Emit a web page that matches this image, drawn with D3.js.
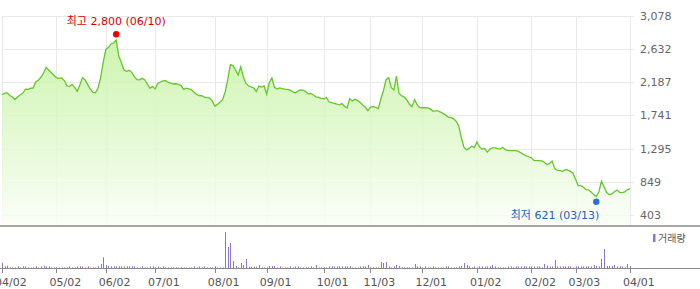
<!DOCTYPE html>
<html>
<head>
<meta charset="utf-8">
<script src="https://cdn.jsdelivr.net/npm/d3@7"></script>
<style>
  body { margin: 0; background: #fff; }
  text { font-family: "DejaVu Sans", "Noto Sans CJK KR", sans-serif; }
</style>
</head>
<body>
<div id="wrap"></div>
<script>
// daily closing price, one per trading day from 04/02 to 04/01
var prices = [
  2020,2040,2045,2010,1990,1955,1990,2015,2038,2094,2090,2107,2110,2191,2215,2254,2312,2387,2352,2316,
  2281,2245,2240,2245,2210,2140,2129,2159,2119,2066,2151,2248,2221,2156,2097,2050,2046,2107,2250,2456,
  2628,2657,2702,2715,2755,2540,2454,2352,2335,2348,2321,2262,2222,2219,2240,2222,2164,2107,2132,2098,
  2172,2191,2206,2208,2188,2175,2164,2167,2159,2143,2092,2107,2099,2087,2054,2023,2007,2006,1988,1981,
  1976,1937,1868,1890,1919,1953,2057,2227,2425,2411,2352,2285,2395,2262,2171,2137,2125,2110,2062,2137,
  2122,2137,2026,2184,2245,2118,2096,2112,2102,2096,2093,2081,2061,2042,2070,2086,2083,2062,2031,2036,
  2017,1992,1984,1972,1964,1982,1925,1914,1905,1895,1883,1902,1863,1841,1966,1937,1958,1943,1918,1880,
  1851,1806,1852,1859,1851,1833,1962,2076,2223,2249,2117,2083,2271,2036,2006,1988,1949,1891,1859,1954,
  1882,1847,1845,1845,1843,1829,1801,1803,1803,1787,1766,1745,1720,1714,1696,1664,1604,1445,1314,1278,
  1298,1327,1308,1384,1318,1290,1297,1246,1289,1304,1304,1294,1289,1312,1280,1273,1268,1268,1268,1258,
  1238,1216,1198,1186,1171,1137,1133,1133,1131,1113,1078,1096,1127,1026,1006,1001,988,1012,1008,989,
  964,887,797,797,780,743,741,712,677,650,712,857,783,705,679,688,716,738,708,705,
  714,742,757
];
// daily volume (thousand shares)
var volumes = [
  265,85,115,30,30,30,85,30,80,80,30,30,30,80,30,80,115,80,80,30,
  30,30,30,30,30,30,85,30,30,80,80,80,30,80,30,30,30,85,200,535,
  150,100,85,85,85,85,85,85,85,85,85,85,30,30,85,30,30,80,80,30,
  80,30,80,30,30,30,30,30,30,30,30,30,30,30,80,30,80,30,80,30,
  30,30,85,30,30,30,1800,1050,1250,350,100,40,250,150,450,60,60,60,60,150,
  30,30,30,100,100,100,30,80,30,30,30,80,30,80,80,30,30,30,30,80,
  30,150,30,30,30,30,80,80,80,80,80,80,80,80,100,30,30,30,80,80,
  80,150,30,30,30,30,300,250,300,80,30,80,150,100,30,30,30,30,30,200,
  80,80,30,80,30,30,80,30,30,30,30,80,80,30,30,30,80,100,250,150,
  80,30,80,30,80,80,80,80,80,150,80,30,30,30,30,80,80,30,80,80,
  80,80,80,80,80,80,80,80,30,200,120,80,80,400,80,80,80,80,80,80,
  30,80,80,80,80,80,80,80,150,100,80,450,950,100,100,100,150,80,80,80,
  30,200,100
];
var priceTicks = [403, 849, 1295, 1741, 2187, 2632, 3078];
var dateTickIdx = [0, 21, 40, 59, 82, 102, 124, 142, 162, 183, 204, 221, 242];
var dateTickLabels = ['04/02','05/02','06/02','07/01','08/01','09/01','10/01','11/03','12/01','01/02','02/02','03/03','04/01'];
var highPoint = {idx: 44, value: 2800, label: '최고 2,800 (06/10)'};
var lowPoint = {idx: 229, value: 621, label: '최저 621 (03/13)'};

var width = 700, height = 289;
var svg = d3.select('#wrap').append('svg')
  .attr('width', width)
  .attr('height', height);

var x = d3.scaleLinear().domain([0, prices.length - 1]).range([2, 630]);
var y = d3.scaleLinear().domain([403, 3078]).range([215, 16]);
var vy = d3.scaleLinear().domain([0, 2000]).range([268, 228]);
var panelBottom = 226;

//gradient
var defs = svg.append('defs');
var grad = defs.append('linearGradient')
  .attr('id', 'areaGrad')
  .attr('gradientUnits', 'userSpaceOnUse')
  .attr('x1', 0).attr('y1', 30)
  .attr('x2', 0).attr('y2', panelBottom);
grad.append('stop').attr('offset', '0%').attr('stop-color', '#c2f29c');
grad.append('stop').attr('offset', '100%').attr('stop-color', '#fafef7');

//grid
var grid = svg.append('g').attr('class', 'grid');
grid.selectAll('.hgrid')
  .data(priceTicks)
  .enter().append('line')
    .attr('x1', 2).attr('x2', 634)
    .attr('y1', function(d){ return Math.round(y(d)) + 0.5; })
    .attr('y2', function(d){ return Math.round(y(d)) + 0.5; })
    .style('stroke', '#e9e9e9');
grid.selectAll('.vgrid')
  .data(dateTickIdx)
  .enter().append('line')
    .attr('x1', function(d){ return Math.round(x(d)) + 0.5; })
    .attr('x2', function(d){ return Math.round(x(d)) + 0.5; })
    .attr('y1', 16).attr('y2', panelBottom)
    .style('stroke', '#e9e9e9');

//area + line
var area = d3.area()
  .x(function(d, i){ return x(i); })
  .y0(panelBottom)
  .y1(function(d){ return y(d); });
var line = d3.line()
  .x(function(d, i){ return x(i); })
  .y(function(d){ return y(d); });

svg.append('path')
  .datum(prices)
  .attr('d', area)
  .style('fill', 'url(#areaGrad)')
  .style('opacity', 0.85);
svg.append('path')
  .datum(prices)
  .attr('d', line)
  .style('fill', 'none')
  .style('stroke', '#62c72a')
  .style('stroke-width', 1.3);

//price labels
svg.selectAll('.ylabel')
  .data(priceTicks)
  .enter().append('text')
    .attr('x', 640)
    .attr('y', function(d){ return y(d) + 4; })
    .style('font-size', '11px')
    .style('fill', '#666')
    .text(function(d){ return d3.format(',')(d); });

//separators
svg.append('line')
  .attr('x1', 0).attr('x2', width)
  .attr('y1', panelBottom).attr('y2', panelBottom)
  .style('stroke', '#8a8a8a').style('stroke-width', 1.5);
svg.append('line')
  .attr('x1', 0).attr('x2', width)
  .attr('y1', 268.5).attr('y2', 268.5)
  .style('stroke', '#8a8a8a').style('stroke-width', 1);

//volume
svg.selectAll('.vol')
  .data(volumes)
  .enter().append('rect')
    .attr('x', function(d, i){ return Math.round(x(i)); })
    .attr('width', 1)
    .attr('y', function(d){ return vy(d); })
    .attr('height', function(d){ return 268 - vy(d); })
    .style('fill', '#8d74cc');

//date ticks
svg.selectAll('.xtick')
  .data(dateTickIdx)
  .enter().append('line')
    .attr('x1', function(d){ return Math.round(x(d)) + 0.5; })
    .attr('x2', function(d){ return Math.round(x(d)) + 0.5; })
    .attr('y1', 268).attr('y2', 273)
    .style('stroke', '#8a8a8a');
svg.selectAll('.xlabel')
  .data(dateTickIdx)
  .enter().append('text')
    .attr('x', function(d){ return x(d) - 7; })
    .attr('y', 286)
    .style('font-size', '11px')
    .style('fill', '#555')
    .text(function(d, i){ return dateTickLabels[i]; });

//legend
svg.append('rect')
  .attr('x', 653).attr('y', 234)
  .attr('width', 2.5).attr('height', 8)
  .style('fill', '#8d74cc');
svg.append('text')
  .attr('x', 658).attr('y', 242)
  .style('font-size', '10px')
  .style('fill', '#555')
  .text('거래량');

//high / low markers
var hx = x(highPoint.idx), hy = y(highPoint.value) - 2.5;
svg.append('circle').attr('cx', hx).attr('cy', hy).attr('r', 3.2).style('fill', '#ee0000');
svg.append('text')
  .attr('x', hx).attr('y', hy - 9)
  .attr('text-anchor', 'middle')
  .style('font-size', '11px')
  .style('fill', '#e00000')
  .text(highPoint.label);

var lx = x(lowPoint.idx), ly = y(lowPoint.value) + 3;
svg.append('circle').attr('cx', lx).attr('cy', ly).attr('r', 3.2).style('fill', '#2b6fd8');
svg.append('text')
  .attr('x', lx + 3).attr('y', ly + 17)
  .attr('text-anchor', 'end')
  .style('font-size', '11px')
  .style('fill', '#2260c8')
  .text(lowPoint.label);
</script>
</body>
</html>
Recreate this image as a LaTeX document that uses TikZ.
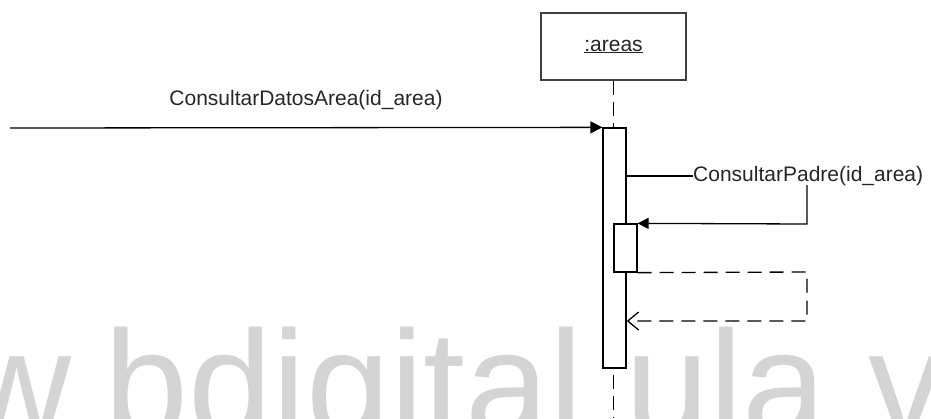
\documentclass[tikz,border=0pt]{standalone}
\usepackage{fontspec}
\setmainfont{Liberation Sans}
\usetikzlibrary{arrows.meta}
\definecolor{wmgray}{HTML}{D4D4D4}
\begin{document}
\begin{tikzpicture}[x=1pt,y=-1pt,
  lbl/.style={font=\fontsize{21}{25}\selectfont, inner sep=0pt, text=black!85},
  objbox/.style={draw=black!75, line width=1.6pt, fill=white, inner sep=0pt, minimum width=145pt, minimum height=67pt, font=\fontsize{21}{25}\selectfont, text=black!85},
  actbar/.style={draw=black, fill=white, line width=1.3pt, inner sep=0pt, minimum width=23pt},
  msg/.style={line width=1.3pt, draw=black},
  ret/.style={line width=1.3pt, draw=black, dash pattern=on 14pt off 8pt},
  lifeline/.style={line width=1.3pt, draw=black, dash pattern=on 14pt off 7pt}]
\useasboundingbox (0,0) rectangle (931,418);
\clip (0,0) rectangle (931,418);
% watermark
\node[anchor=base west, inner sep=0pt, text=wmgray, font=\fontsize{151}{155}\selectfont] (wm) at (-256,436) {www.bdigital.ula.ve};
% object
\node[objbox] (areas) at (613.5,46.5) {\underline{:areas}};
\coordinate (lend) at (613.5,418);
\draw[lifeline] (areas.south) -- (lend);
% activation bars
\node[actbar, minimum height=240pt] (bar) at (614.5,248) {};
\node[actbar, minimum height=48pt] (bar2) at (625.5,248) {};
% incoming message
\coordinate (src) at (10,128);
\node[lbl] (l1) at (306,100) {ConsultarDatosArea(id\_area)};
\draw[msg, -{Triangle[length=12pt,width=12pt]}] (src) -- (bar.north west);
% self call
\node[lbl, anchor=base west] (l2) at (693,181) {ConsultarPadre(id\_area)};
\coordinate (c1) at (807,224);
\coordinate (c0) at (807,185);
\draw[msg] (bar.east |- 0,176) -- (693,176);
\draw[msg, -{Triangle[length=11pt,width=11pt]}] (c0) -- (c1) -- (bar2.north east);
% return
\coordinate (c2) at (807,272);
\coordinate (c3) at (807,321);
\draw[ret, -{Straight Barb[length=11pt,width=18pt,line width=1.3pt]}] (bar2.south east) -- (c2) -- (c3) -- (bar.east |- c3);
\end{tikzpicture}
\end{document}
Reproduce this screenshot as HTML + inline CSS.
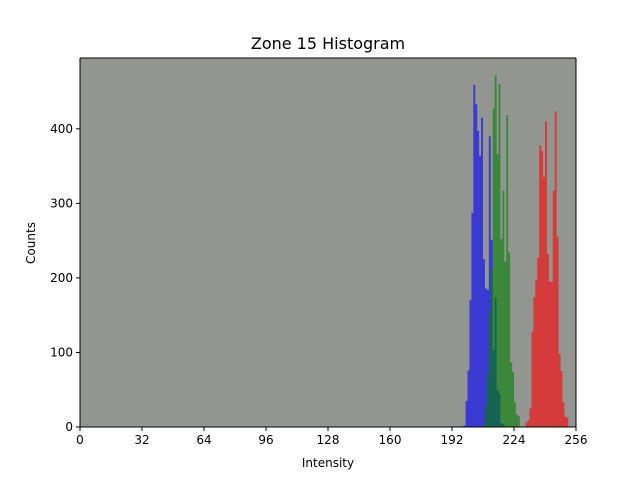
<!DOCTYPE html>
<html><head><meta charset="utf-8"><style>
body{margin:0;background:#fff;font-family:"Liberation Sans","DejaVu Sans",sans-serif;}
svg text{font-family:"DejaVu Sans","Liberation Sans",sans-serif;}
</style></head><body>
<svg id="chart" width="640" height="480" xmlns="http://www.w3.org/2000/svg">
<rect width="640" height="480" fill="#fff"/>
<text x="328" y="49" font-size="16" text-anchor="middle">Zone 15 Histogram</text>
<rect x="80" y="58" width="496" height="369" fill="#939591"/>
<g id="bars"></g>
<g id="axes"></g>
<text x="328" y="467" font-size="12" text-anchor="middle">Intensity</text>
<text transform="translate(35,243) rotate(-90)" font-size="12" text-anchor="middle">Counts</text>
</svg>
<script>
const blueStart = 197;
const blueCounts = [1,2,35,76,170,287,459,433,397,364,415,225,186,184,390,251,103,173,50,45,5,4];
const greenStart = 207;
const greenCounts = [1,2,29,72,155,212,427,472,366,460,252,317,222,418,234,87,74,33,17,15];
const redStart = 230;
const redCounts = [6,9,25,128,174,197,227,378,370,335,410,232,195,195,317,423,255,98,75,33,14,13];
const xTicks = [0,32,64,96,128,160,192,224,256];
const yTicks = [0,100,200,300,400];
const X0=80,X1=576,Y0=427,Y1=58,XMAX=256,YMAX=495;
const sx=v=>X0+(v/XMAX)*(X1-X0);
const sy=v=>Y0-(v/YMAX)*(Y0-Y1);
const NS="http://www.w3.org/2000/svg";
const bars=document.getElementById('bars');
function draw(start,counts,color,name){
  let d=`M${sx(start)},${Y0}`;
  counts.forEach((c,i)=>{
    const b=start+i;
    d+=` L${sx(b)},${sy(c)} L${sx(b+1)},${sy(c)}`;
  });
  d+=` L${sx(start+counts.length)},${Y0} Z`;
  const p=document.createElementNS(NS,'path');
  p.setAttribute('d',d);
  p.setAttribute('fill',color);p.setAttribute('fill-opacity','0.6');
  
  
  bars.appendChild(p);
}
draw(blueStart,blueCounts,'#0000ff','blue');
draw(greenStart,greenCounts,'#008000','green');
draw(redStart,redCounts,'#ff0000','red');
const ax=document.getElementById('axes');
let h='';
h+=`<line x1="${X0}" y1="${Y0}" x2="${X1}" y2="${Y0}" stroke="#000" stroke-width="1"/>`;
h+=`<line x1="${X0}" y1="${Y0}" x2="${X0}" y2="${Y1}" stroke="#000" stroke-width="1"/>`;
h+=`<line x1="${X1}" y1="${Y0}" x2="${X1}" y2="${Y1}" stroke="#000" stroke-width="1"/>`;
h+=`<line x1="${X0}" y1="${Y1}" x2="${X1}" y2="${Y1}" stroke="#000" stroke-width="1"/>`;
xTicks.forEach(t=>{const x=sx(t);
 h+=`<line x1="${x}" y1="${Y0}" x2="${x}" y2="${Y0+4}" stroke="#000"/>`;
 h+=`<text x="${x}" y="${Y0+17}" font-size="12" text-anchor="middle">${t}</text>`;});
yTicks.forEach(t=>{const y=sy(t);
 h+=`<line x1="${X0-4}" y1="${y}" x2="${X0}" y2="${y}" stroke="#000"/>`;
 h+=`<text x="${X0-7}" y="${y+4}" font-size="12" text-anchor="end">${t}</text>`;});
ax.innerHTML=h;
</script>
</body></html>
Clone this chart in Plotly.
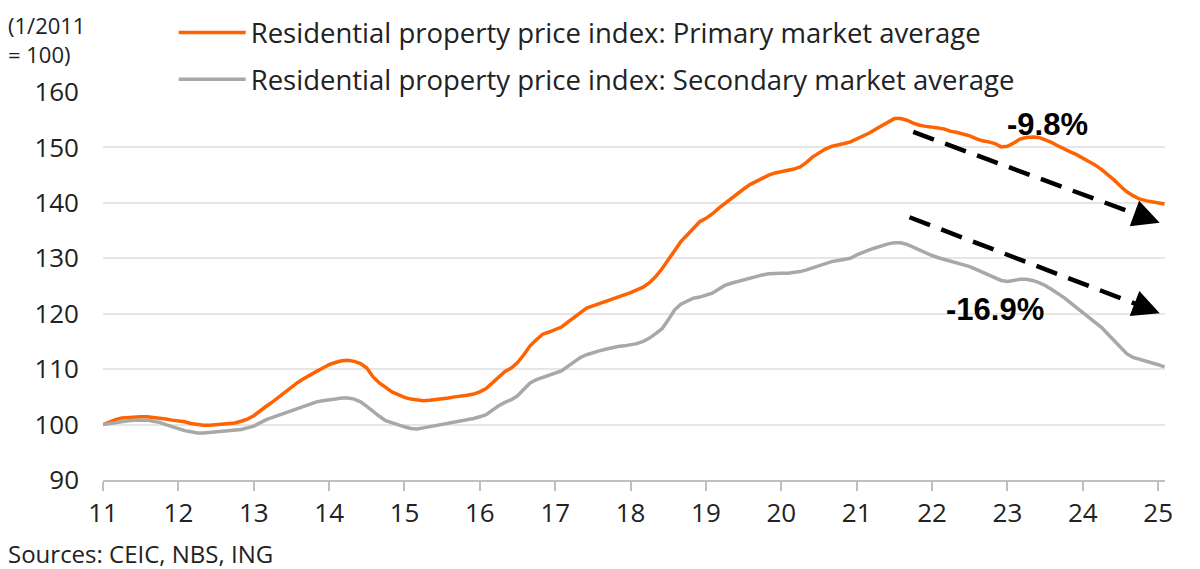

——

_Work to be completed:_ Which lines contain "this"? Show each of them.

_Exercise answer:_
Emit a web page that matches this image, drawn with D3.js.
Recreate this image as a LaTeX document that uses TikZ.
Reproduce this screenshot as HTML + inline CSS.
Clone this chart in Plotly.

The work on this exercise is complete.